Wednesday, February 06, 2008


Ash Wednesday
Through the Doorway


Readings: Joel 2:12-18; Psalm 51:3-4, 5-6ab, 12-13, 14 and 17; 2 Corinthians 5:20—6:2; Matthew 6:1-6, 16-18

Some time ago, I took a series of psychological tests. In one of these tests I was presented with several pictures in black and white and asked to write a short story about each of them. Today I’m reminded especially of one of those pictures. See if you can imagine it as I describe it to you. The whole background of the picture is dark, except for what looks like a doorway that is lit. And, entering through this doorway is the figure of a person, someone who looks to be passing out of the darkness and into the light. As we begin our great season of Lent with this celebration of Ash Wednesday, I wonder if this same picture might not help us to write a story about the meaning of our celebration. As you know, most stories have a beginning, a middle and an end. Perhaps our Lenten story will be the same.

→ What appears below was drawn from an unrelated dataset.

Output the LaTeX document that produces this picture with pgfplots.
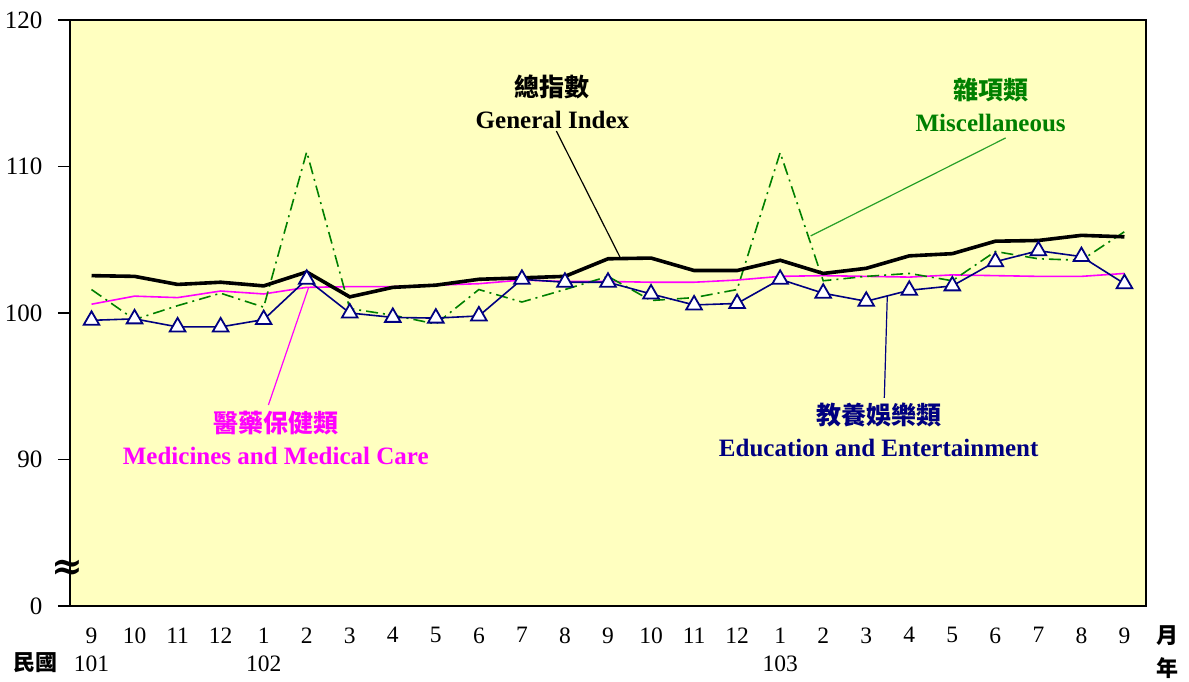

Our story begins with our presence here today. We have come here for Mass and, shortly, we will have ashes imposed on our foreheads. This is how Lent begins. It begins with God’s people performing certain right actions. These actions include the three traditional practices that we heard Jesus talk about in the gospel: prayer and fasting and almsgiving. And, as we know, there are different ways of performing these actions. We can, for example, pray in many different ways: with the rosary or with scripture, in song or in silence, accompanied or alone. There is also a wide variety of ways in which to fast and to give alms. We can curb our appetites for food or for entertainment, just as we can give of our money or our time and attention. The important thing is that we do these actions in ways that enable us to renew our relationships to God, to ourselves and to one another.

Which brings us to the middle of our Lenten story. As Jesus reminds us in the gospel today, it is possible to do all the right actions for all the wrong reasons. Having begun our Lenten story with right actions, we need now to move on to an appropriate middle. Right actions must be motivated by the right intention. As we heard in the first reading: rend your hearts and not your garments… In order for our Lenten discipline to bear the desired fruit, we need to have broken hearts. And the readings also tell us how. Not only do they remind us of our deep need for God – why should they say among the peoples, ‘Where is their God?’ – but they also convict us of our sinfulness – against you only have I sinned… And, most importantly, they remind us too of the full extent of God’s mercy toward us, his wayward children: for our sake (God) made him to be sin who did not know sin, so that we might become the righteousness of God in him…

Moved by these considerations of God’s love in the face of our own sinfulness, we hope that our prayer and fasting and almsgiving will help us write a fitting ending to our story. We hope that, motivated by the right intention, our right actions will ultimately lead us to the right destination. As our opening prayer expressed it so well, we are hoping that God will bestow sight to the darkness of sinful eyes so that, with hearts broken by contrition, we can see more clearly the way to the place we wish to go. What is this destination? What is this happy ending? We heard it described in the second reading, in Paul’s words of exhortation: we implore you… to be reconciled with God… For now is the day of salvation.

Right actions, the right motivation and the right destination: collectively, might these not provide us with a possible format for writing our own Lenten story? In addition, there is yet another consideration that might help us. Recalling the picture with which we began, perhaps we might see that Lent is not just a question of our walking out of darkness and into the light, but also of our opening the doors of our hearts and our lives, so that the God of Light might enter and illumine our darkness. Isn’t this the reason why God made him to be sin who did not know sin?

How do you intend to write your Lenten story today?